Over the last 30 years, I have been paying property taxes and watching our NCPRD revenues being diverted to other areas while local opportunities are lost. I just want to stop our losses and get our NCPRD's focus realigned as the "one district for all" with the local residents' advisory board we voted for.
Thirty years ago, Jennings Lodge — in unincorporated Clackamas County — was determined to be "park deficient" according to national standards and by Clackamas County. And, we the voters approved a ballot measure calling for the creation of a parks district to rectify this.
Today, other areas in NCPRD have great parks, but we are still "park deficient." Why did we lose out? How did we get off track? And more importantly, how can we get back on track?
One core issue: The ballot measure called for an advisory board of local citizens. Then, through a series of added inter-government agreements (IGA), many things have changed:
1. The composition of the citizen's advisory board became saturated by elected officials and special jurisdiction representatives.
2. The NCPRD changed from being "one district for all" to three separate "zones."
3. Instead of sharing district costs and funding, funds were withheld from eligible communities
4. Most importantly, the mantra became "No subsidizing areas of lower growth," instead of meeting the existing needs of the vast majority, unincorporated communities like Jennings Lodge, Oak Grove, Oatfield and Clackamas.
Don't forget, the original purpose of the Parks District Ballot Measure was to fix the problem of park deficient areas, i.e., Jennings Lodge! We don't fault the people in the other areas of the district who have gotten parks.
But essentially thus far, Jennings Lodge hasn't gotten the parks we were promised and have paid for.
So, where are our parks?
At our May 28 Jennings Lodge Community Planning Organization (CPO) meeting, we discussed how we went from the ballot measure's promises in 1990 which was to address the park deficiencies of Jennings Lodge.
It's time to remind the Clackamas County commissioners and the North Clackamas Parks & Recreation District (NCPRD) that we want our proportional representation and our promised parks.

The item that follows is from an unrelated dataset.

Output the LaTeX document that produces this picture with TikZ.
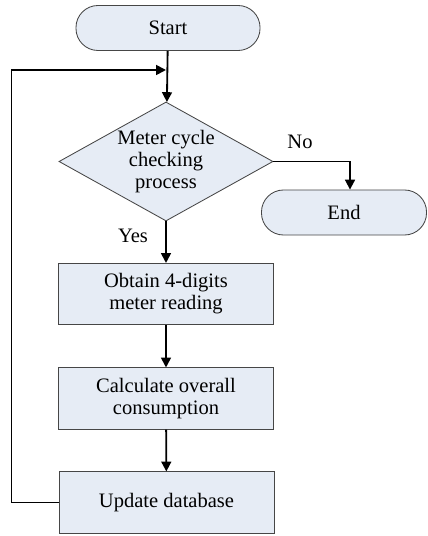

An online petition has been created to let the county know the importance of:
1. Fairly representing the interests and needs of the 80% of the population in the NCPRD area who live in the under-served unincorporated areas and have paid $90 million in parks taxes over the last 30 years (73% of the total parks taxes collected); and
2. Fulfilling the originally stated intent in the approved Ballot Measure and ensuring that voting membership in the NCPRD Local-Control District Advisory Board is limited to local district residents, who are not representatives of governmental agencies.
You can help by reading, and if you agree- signing the petition at https://cutt.ly/nyX8NQh then clicking the green submit button. If you have friends, family and/or neighbors in the NCPRD district, please share this information and petition opportunity with them.
Don't forget. If you want to get back to what was promised to the people of unincorporated Clackamas County — what we voted on over 30 years ago — go to the Jennings Lodge CPO Facebook page to click and sign our parks petition.
Looking ahead, I am hopeful NCPRD, and the BCC, will continue moving in the right direction, building public trust through good government. They are poised with opportunities to step up for parks, and libraries, and transportation and housing. They could be the heroes for 80,000 unincorporated urban residents.